Davacı eşin evlilik birliği görevlerini yerine getirmediği, davalının da eşini sevmediğini söylediği, böylece her iki tarafın da kusurlu olduğu anlaşılmaktadır.
Bu şartlar altında eşleri birlikte yaşamaya zorlamanın artık kanunen mümkün görülmemesine göre, boşanmaya (TMK.m.166/1) karar verilecek yerde, yetersiz gerekçe ile davanın reddi doğru bulunmamıştır.
DAVA ve KARAR:
Taraflar arasındaki davanın yapılan muhakemesi sonunda mahalli mahkemece verilen ve yukarıda tarih numarası gösterilen hükmün temyizen tetkiki istenilmekle dosyadaki bütün kağıtlar okundu, gereği görüşülüp düşünüldü:
YARGITAY 2. HUKUK DAİRESİ KARARI:
Yapılan soruşturma, toplanan delillerle davacının birlik görevlerini yerine getirmemesine karşılık; davalının da davacı eşini istemediğini, sevmediğini söylediği;
Böylece taraflardan birinin kusurunu diğerinden üstün tutmanın mümkün olmadığı anlaşılmaktadır.

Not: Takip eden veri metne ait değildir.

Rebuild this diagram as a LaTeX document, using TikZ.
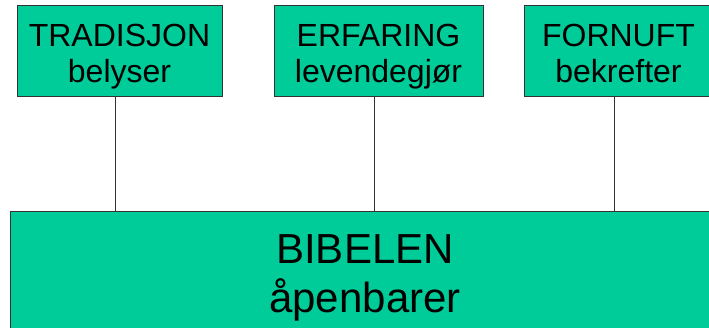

Bu halde taraflar arasında ortak hayatı temelinden sarsacak derecede ve birliğin devamına imkan vermeyecek nitelikte bir geçimsizlik mevcut ve sabittir. Olayların gelişimi karşısında davacı dava açmakta haklıdır.
Bu şartlar altında eşleri birlikte yaşamaya zorlamanın artık kanunen mümkün görülmemesine göre, boşanmaya (TMK.m.166/1) karar verilecek yerde, yetersiz gerekçe ile davanın reddi doğru bulunmamıştır.
SONUÇ: Temyiz edilen hükmün davacı kocanın temyiz incelemesi sonucu yukarıda açıklanan nedenlerle BOZULMASINA, oybirliği ile karar verildi.